Well, Joe couldn’t really go back to Russia after this, so he ended up working with British Intelligence, helping the proto-SOE help run badass undercover spy rings in Southern Russia and Romania.  His agents spied on the Germans, the Bolsheviks, and others, relaying crucial intel back to London about that the Enemies of Democracy.  His crowning achievement was when he personally negotiated the release of 50 Romanian nobles who had been taken prison by Bolsheviks in Odessa – his role in freeing these high-ranking Romanians without bloodshed earned him the Star of Romania, the country’s highest honor.  He became a national hero, and was declared by the King to be a “Saviour of Romania”.

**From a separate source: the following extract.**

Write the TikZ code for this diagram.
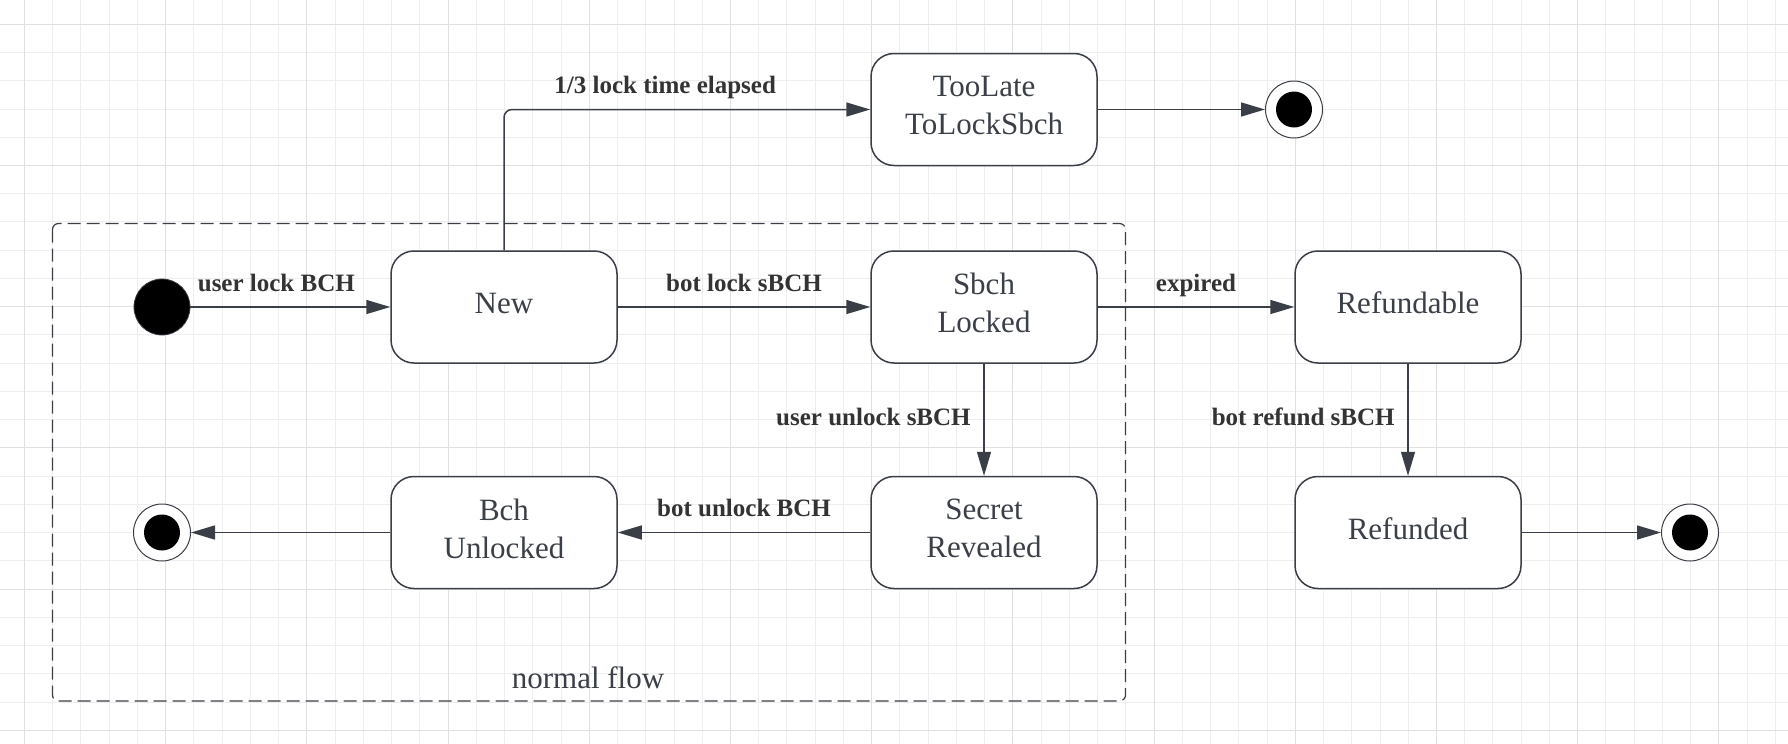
\documentclass[tikz,border=0pt]{standalone}
\usepackage{fontspec}
\setmainfont{Liberation Serif}
\usetikzlibrary{arrows.meta,positioning}
\definecolor{inkline}{HTML}{3A3F47}
\definecolor{inktext}{HTML}{3B4048}
\definecolor{gridminor}{HTML}{EEEEEE}
\definecolor{gridmajor}{HTML}{E0E0E0}
\tikzset{
  statebox/.style={draw=inkline, line width=0.75pt, fill=white, rounded corners=11.5pt,
    minimum width=113pt, minimum height=56pt, align=center, text=inktext,
    font=\fontsize{15.5}{19}\selectfont, execute at end node={\rule[-4pt]{0pt}{4pt}}},
  initst/.style={circle, fill=black, draw=inkline, minimum size=28pt, inner sep=0pt},
  finalst/.style={circle, draw=inkline, line width=0.5pt, fill=white, minimum size=28.5pt, inner sep=0pt,
    path picture={\fill[black] (path picture bounding box.center) circle (9pt);}},
  trans/.style={draw=inkline, line width=0.75pt, -{Triangle[length=12pt,width=7pt]}},
  lbl/.style={font=\fontsize{12.5}{15}\bfseries, text=black!80, inner sep=3pt, text depth=0pt}
}

\begin{document}
\begin{tikzpicture}[x=0.5pt, y=-0.5pt]
  \useasboundingbox (0,0) rectangle (1788,744);
  \fill[white] (0,0) rectangle (1788,744);
  % background grid
  \foreach \k in {-1,...,62}
    \draw[gridminor, line width=0.5pt] ({24.5+28.24*\k},0) -- ({24.5+28.24*\k},744);
  \foreach \k in {-1,...,25}
    \draw[gridminor, line width=0.5pt] (0,{24.3+28.24*\k}) -- (1788,{24.3+28.24*\k});
  \foreach \k in {0,5,...,60}
    \draw[gridmajor, line width=0.5pt] ({24.5+28.24*\k},0) -- ({24.5+28.24*\k},744);
  \foreach \k in {0,5,...,25}
    \draw[gridmajor, line width=0.5pt] (0,{24.3+28.24*\k}) -- (1788,{24.3+28.24*\k});

  % normal flow frame
  \draw[inkline, line width=0.6pt, dash pattern=on 6.5pt off 3pt, rounded corners=3pt]
    (52.5,223.5) rectangle (1125.5,701);
  \node[text=inktext, font=\fontsize{15.5}{19}\selectfont] (flowlbl) at (588,678) {normal flow};

  % states
  \node[initst] (init) at (162,307) {};
  \node[statebox] (new) at (504,307) {New};
  \node[statebox] (locked) at (984,307) {Sbch\\Locked};
  \node[statebox] (toolate) at (984,109.5) {TooLate\\ToLockSbch};
  \node[statebox] (refundable) at (1408,307) {Refundable};
  \node[statebox] (revealed) at (984,532.5) {Secret\\Revealed};
  \node[statebox] (unlocked) at (504,532.5) {Bch\\Unlocked};
  \node[statebox] (refunded) at (1408,532.5) {Refunded};
  \node[finalst] (endlate) at (1294,109.5) {};
  \node[finalst] (endok) at (162,532.5) {};
  \node[finalst] (endref) at (1690,532.5) {};

  % transitions
  \draw[trans] (init) -- node[lbl, above=4.5pt, pos=0.43] {user lock BCH} (new);
  \draw[trans] (new) -- node[lbl, above=4.5pt] {bot lock sBCH} (locked);
  \draw[trans, rounded corners=4pt] (new.north) |- node[lbl, above=4.5pt, pos=0.72] {1/3 lock time elapsed} (toolate.west);
  \draw[trans] (toolate) -- (endlate);
  \draw[trans] (locked) -- node[lbl, above=4.5pt] {expired} (refundable);
  \draw[trans] (locked) -- node[lbl, left=3.3pt, yshift=1.5pt] {user unlock sBCH} (revealed);
  \draw[trans] (refundable) -- node[lbl, left=3.3pt, yshift=1.5pt] {bot refund sBCH} (refunded);
  \draw[trans] (revealed) -- node[lbl, above=4.5pt] {bot unlock BCH} (unlocked);
  \draw[trans] (unlocked) -- (endok);
  \draw[trans] (refunded) -- (endref);
\end{tikzpicture}
\end{document}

Klondike Joe Boyle attended the 1919 Paris Peace Conference that ended World War I, and after the war he personally secured and oversaw the distribution of nearly $25 million in humanitarian aid to the people of Romania.  He was awarded the Star of Romania, the British Distinguished Service Order, the Russian Order of St. Stanislaw, and the French Croix de Guerre for his service during the war.  He died in England in 1923 at the age of 58.

Every year, on the anniversary of his death, a woman dressed in all black would appear at his gravesite and leave a handful of flowers.  This woman was seen every year from his death until 1938, which is the same year that Queen Marie of Romania passed away.